# Litespeed geometry



## PaulCL (Jan 29, 2000)

I'm looking at a used Tachyon on EBAY. The guy calls the bike a 59cm. I checked Litespeeds webpage where they also list it as a 59cm seattube but the webpage doesn't clarify whether the measurement is C to C or C to T. So Litespeed owners, which is it?? How does Litespeed measure their seat tubes??? 

If the measurement is C to T for 59cm, then what would the C to C measurement be?? I did send a message asking the EBAYer to measure his frame.

Thanks


----------



## Juanmoretime (Nov 24, 2001)

Paul,

My size 59 Vortex is 59 from the center of the bottom bracket to the top of the top tube and it's another 2 centemeters to the top of the seat tube. My 59 Classic is the same except it's 62 centemeters to the very top of the seat tube.


----------



## skepticman (Dec 25, 2005)

From the 2006 Litespeed catalog on page 49:

http://www.litespeed.com/2006/catalog.aspx

"TRIATHLON/TIME TRIAL FRAMES
The Saber, Tachyon and Blade frame sizes are measured from the center of the bottom bracket to the top of the seat tube, but on the Blade, 6cm have to be deducted because of the extended seat tube. The top tube length is measured from the centerline at the top of the seat tube to the point at which a horizontal line meets the centerline of the head tube. NOTE: The horizontal intersection at the head tube may intersect at a point in space above or below the actual head tube but along its centerline."


----------



## PaulCL (Jan 29, 2000)

*Thanks*



Juanmoretime said:


> Paul,
> 
> My size 59 Vortex is 59 from the center of the bottom bracket to the top of the top tube and it's another 2 centemeters to the top of the seat tube. My 59 Classic is the same except it's 62 centemeters to the very top of the seat tube.
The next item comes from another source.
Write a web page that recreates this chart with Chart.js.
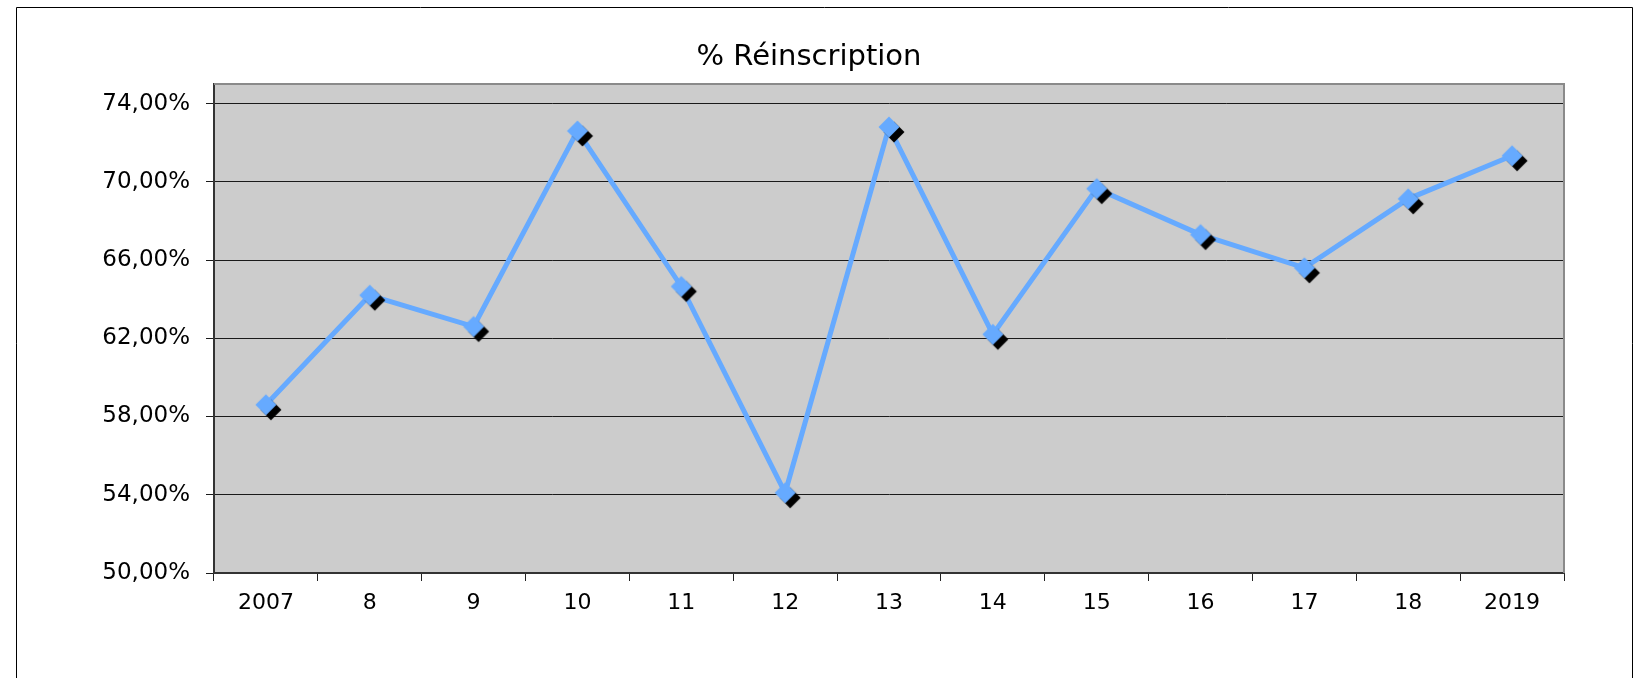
<!DOCTYPE html>
<html><head><meta charset="utf-8">
<script src="https://cdn.jsdelivr.net/npm/chart.js@4.4.0/dist/chart.umd.min.js"></script>
<style>html,body{margin:0;padding:0;background:#fff;} canvas{display:block;}</style>
</head><body>
<canvas id="c" width="1645" height="678"></canvas>
<script>
const chartTitle = '% Réinscription';
const categories = ['2007','8','9','10','11','12','13','14','15','16','17','18','2019'];
const reinscription = [58.6, 64.2, 62.6, 72.6, 64.65, 54.1, 72.8, 62.2, 69.65, 67.3, 65.6, 69.13, 71.33];
const yTicks = [50, 54, 58, 62, 66, 70, 74];
const yMin = 50, yMax = 75;

const FONT = '"DejaVu Sans", Verdana, sans-serif';
const BLUE = '#66aaff';

// diamond marker with black drop shadow
function makeMarker() {
  const c = document.createElement('canvas');
  c.width = 36; c.height = 36;
  const g = c.getContext('2d');
  const d = (cx, cy, r, col) => {
    g.beginPath();
    g.moveTo(cx - r, cy); g.lineTo(cx, cy - r); g.lineTo(cx + r, cy); g.lineTo(cx, cy + r);
    g.closePath(); g.fillStyle = col; g.fill();
  };
  d(18 + 5, 18 + 5, 10.5, '#000');
  d(18, 18, 10.5, BLUE);
  return c;
}

const decor = {
  id: 'decor',
  beforeDraw(chart) {
    const {ctx, chartArea: a} = chart;
    ctx.save();
    ctx.fillStyle = '#fff';
    ctx.fillRect(0, 0, chart.width, chart.height);
    ctx.fillStyle = '#cccccc';
    ctx.fillRect(a.left, a.top, a.right - a.left, a.bottom - a.top);
    ctx.restore();
  },
  beforeDatasetsDraw(chart) {
    const {ctx, chartArea: a} = chart;
    ctx.save();
    ctx.strokeStyle = '#8a8a8a';
    ctx.lineWidth = 2;
    ctx.beginPath();
    ctx.moveTo(a.left, a.top); ctx.lineTo(a.right, a.top); ctx.lineTo(a.right, a.bottom);
    ctx.stroke();
    ctx.restore();
  },
  afterDraw(chart) {
    const ctx = chart.ctx;
    ctx.save();
    ctx.strokeStyle = '#000';
    ctx.lineWidth = 1;
    ctx.beginPath();
    ctx.moveTo(16.5, 700); ctx.lineTo(16.5, 7.5); ctx.lineTo(1632.5, 7.5); ctx.lineTo(1632.5, 700);
    ctx.stroke();
    ctx.fillStyle = '#000';
    ctx.font = '29px ' + FONT;
    ctx.textAlign = 'center';
    ctx.textBaseline = 'alphabetic';
    ctx.fillText(chartTitle, 809, 65);
    ctx.restore();
  }
};

new Chart(document.getElementById('c'), {
  type: 'line',
  data: {
    labels: categories,
    datasets: [{
      label: chartTitle,
      data: reinscription,
      borderColor: BLUE,
      borderWidth: 5,
      pointStyle: makeMarker(),
      pointRadius: 11,
      pointHoverRadius: 11,
      tension: 0,
      fill: false
    }]
  },
  options: {
    responsive: false,
    animation: false,
    events: [],
    layout: { padding: { top: 84, right: 81, left: 0, bottom: 0 } },
    plugins: { legend: { display: false }, title: { display: false }, tooltip: { enabled: false } },
    scales: {
      x: {
        offset: true,
        afterFit(s) { s.height = 105; },
        grid: { offset: true, drawOnChartArea: false, drawTicks: true, tickLength: 8, color: '#222', tickColor: '#222' },
        border: { display: true, color: '#333', width: 2 },
        ticks: { color: '#000', font: { family: FONT, size: 22 }, padding: 9, maxRotation: 0, autoSkip: false }
      },
      y: {
        min: yMin, max: yMax,
        afterFit(s) { s.width = 214; },
        afterBuildTicks(s) { s.ticks = yTicks.map(v => ({ value: v })); },
        grid: { color: '#1a1a1a', lineWidth: 1, tickLength: 8, tickColor: '#1a1a1a' },
        border: { display: true, color: '#333', width: 2 },
        ticks: {
          color: '#000', font: { family: FONT, size: 23 }, padding: 16,
          callback: v => v.toFixed(2).replace('.', ',') + '%'
        }
      }
    }
  },
  plugins: [decor]
});
</script>
</body></html>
So I'm guessing that a C-C measurement of the 59cm would measure out to a 57ish. Sound right??

Why do I ask? I was measured for a tri bike. The LBS suggested a 56-57cm C-C frame with a 57.5 -58cm toptube. If the measurement of the C-C is around 57, then it fits me.

Thanks


----------



## Juanmoretime (Nov 24, 2001)

PaulCL said:


> So I'm guessing that a C-C measurement of the 59cm would measure out to a 57ish. Sound right??
> 
> Why do I ask? I was measured for a tri bike. The LBS suggested a 56-57cm C-C frame with a 57.5 -58cm toptube. If the measurement of the C-C is around 57, then it fits me.
> 
> Thanks


Paul, I just arrived back from a ride. I also measured my Vortex right now and at least the Vortex is 57 center to center.


----------



## PaulCL (Jan 29, 2000)

*Thanks, thanks*



Juanmoretime said:


> Paul, I just arrived back from a ride. I also measured my Vortex right now and at least the Vortex is 57 center to center.


Sounds good...sounds like my size.


----------